Dataset excerpt:
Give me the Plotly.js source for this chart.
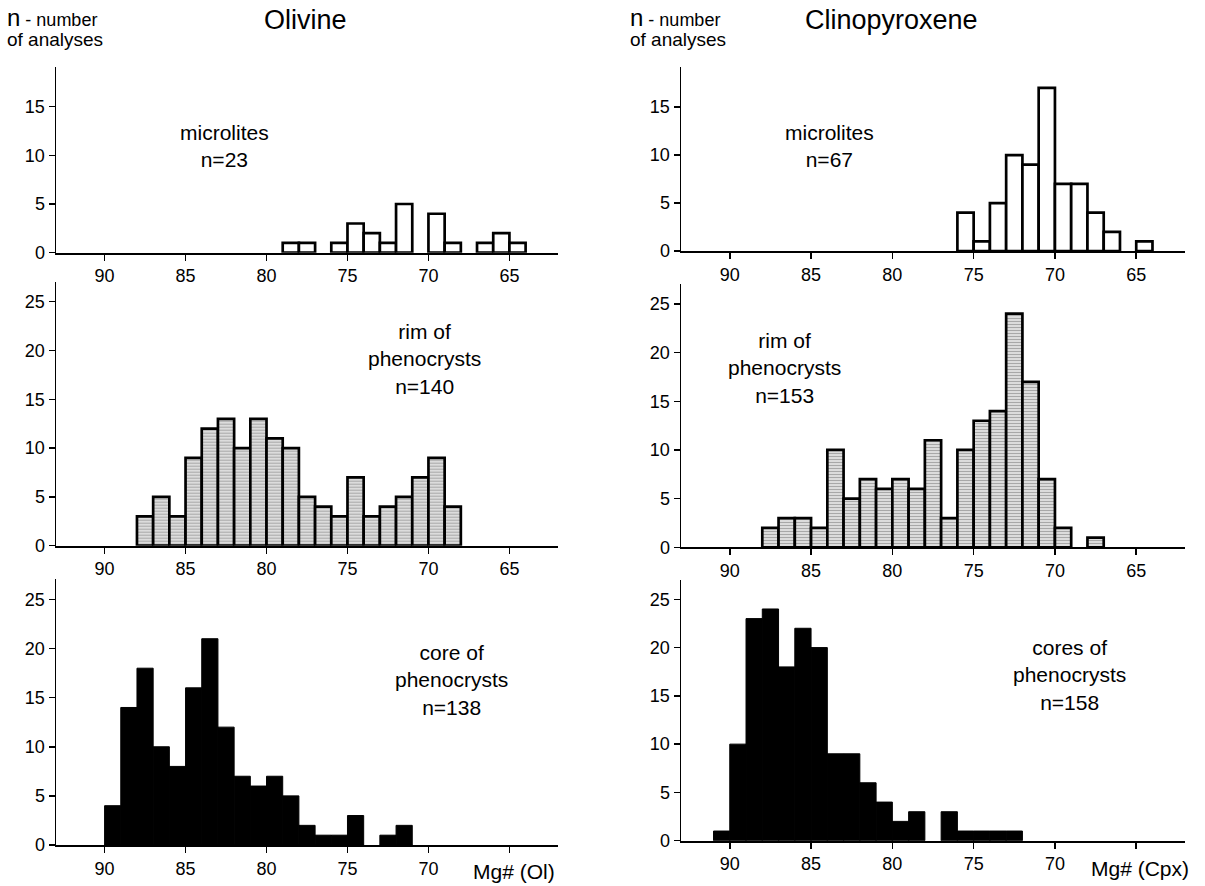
<!DOCTYPE html>
<html>
<head>
<meta charset="utf-8">
<script src="https://cdn.plot.ly/plotly-3.0.1.min.js"></script>
<style>html,body{margin:0;padding:0;background:#fff;}#chart{width:1205px;height:886px;}</style>
</head>
<body>
<div id="chart"></div>
<script>
// Bin centres (Mg#, 1-unit bins) and counts
const olMicroX = [78.5, 77.5, 75.5, 74.5, 73.5, 72.5, 71.5, 69.5, 68.5, 66.5, 65.5, 64.5];
const olMicroN = [1, 1, 1, 3, 2, 1, 5, 4, 1, 1, 2, 1];
const olRimX = [87.5, 86.5, 85.5, 84.5, 83.5, 82.5, 81.5, 80.5, 79.5, 78.5, 77.5, 76.5, 75.5, 74.5, 73.5, 72.5, 71.5, 70.5, 69.5, 68.5];
const olRimN = [3, 5, 3, 9, 12, 13, 10, 13, 11, 10, 5, 4, 3, 7, 3, 4, 5, 7, 9, 4];
const olCoreX = [89.5, 88.5, 87.5, 86.5, 85.5, 84.5, 83.5, 82.5, 81.5, 80.5, 79.5, 78.5, 77.5, 76.5, 75.5, 74.5, 72.5, 71.5];
const olCoreN = [4, 14, 18, 10, 8, 16, 21, 12, 7, 6, 7, 5, 2, 1, 1, 3, 1, 2];
const cpxMicroX = [75.5, 74.5, 73.5, 72.5, 71.5, 70.5, 69.5, 68.5, 67.5, 66.5, 64.5];
const cpxMicroN = [4, 1, 5, 10, 9, 17, 7, 7, 4, 2, 1];
const cpxRimX = [87.5, 86.5, 85.5, 84.5, 83.5, 82.5, 81.5, 80.5, 79.5, 78.5, 77.5, 76.5, 75.5, 74.5, 73.5, 72.5, 71.5, 70.5, 69.5, 67.5];
const cpxRimN = [2, 3, 3, 2, 10, 5, 7, 6, 7, 6, 11, 3, 10, 13, 14, 24, 17, 7, 2, 1];
const cpxCoreX = [90.5, 89.5, 88.5, 87.5, 86.5, 85.5, 84.5, 83.5, 82.5, 81.5, 80.5, 79.5, 78.5, 76.5, 75.5, 74.5, 73.5, 72.5];
const cpxCoreN = [1, 10, 23, 24, 18, 22, 20, 9, 9, 6, 4, 2, 3, 3, 1, 1, 1, 1];

const xTicks = [90, 85, 80, 75, 70, 65];
const xTickText = ['90', '85', '80', '75', '70', '65'];
const xTickTextBottom = ['90', '85', '80', '75', '70', ''];
const yTicksTop = [0, 5, 10, 15];
const yTicksLow = [0, 5, 10, 15, 20, 25];

const panelLabels = {
  olMicro: 'microlites<br>n=23',
  olRim: 'rim of<br>phenocrysts<br>n=140',
  olCore: 'core of<br>phenocrysts<br>n=138',
  cpxMicro: 'microlites<br>n=67',
  cpxRim: 'rim of<br>phenocrysts<br>n=153',
  cpxCore: 'cores of<br>phenocrysts<br>n=158'
};

const FONT = 'Liberation Sans, Arial, Helvetica, sans-serif';
const W = 1205, H = 886;
const px = v => v / W;
const py = v => 1 - v / H;

const microStyle = {color: '#ffffff', line: {color: '#000', width: 2.7}};
const rimStyle = {color: '#d2d2d2', line: {color: '#000', width: 2.7},
  pattern: {shape: '-', fgcolor: '#a8a8a8', bgcolor: '#dcdcdc', size: 3, solidity: 0.35}};
const coreStyle = {color: '#000000', line: {color: '#000', width: 1}};

function bar(x, y, style, ax) {
  return {type: 'bar', x: x, y: y, width: 1, marker: style,
          xaxis: 'x' + ax, yaxis: 'y' + ax, hoverinfo: 'x+y', showlegend: false};
}

const data = [
  bar(olMicroX, olMicroN, microStyle, ''),
  bar(olRimX, olRimN, rimStyle, '2'),
  bar(olCoreX, olCoreN, coreStyle, '3'),
  bar(cpxMicroX, cpxMicroN, microStyle, '4'),
  bar(cpxRimX, cpxRimN, rimStyle, '5'),
  bar(cpxCoreX, cpxCoreN, coreStyle, '6')
];

function xa(domain, anchor, ticktext) {
  return {domain: domain, anchor: anchor, range: [93, 62], showgrid: false, zeroline: false,
          showline: true, linecolor: '#000', linewidth: 2, ticks: 'outside', ticklen: 6,
          tickwidth: 1.5, tickcolor: '#000', tickvals: xTicks, ticktext: ticktext,
          tickfont: {family: FONT, size: 18, color: '#000'}, fixedrange: true};
}
function ya(domain, anchor, top, tickvals) {
  return {domain: domain, anchor: anchor, range: [0, top], showgrid: false, zeroline: false,
          showline: true, linecolor: '#000', linewidth: 1.5, ticks: 'outside', ticklen: 6,
          tickwidth: 1.5, tickcolor: '#000', tickvals: tickvals,
          tickfont: {family: FONT, size: 18, color: '#000'}, fixedrange: true};
}

const olX = [px(56), px(558)];
const cpxX = [px(681), px(1185)];

function ann(x, y, text, size, extra) {
  return Object.assign({xref: 'paper', yref: 'paper', x: px(x), y: py(y), text: text,
    showarrow: false, xanchor: 'center', yanchor: 'middle',
    font: {family: FONT, size: size, color: '#000'}}, extra || {});
}

const annotations = [
  ann(305, 20, 'Olivine', 27),
  ann(891, 20, 'Clinopyroxene', 27),
  ann(5, 17, '<span style="font-size:24px">n</span> - number', 18, {xanchor: 'left'}),
  ann(5, 40, 'of analyses', 19, {xanchor: 'left'}),
  ann(628, 17, '<span style="font-size:24px">n</span> - number', 18, {xanchor: 'left'}),
  ann(628, 40, 'of analyses', 19, {xanchor: 'left'}),
  ann(224, 146, panelLabels.olMicro, 21, {align: 'center'}),
  ann(424, 359, panelLabels.olRim, 21, {align: 'center'}),
  ann(451, 680, panelLabels.olCore, 21, {align: 'center'}),
  ann(829, 146, panelLabels.cpxMicro, 21, {align: 'center'}),
  ann(784, 368, panelLabels.cpxRim, 21, {align: 'center'}),
  ann(1069, 675, panelLabels.cpxCore, 21, {align: 'center'}),
  ann(514, 871, 'Mg# (Ol)', 21),
  ann(1140, 868, 'Mg# (Cpx)', 21)
];

const layout = {
  width: W, height: H,
  margin: {l: 0, r: 0, t: 0, b: 0, pad: 0},
  paper_bgcolor: '#fff', plot_bgcolor: '#fff',
  bargap: 0, showlegend: false,
  font: {family: FONT, color: '#000'},
  xaxis: xa(olX, 'y', xTickText),
  yaxis: ya([py(252.7), py(66.7)], 'x', 19.1, yTicksTop),
  xaxis2: xa(olX, 'y2', xTickText),
  yaxis2: ya([py(545.7), py(281.7)], 'x2', 27.05, yTicksLow),
  xaxis3: xa(olX, 'y3', xTickTextBottom),
  yaxis3: ya([py(845), py(579.3)], 'x3', 27.05, yTicksLow),
  xaxis4: xa(cpxX, 'y4', xTickText),
  yaxis4: ya([py(251), py(67.3)], 'x4', 19.15, yTicksTop),
  xaxis5: xa(cpxX, 'y5', xTickText),
  yaxis5: ya([py(547.3), py(284)], 'x5', 27.05, yTicksLow),
  xaxis6: xa(cpxX, 'y6', xTickTextBottom),
  yaxis6: ya([py(840.7), py(580)], 'x6', 27.0, yTicksLow),
  annotations: annotations
};

Plotly.newPlot('chart', data, layout, {displayModeBar: false, staticPlot: true});
</script>
</body>
</html>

Problem requirements:
Report how many lines in the listing above include the word "chart". Give nothing but the number.

The response:
4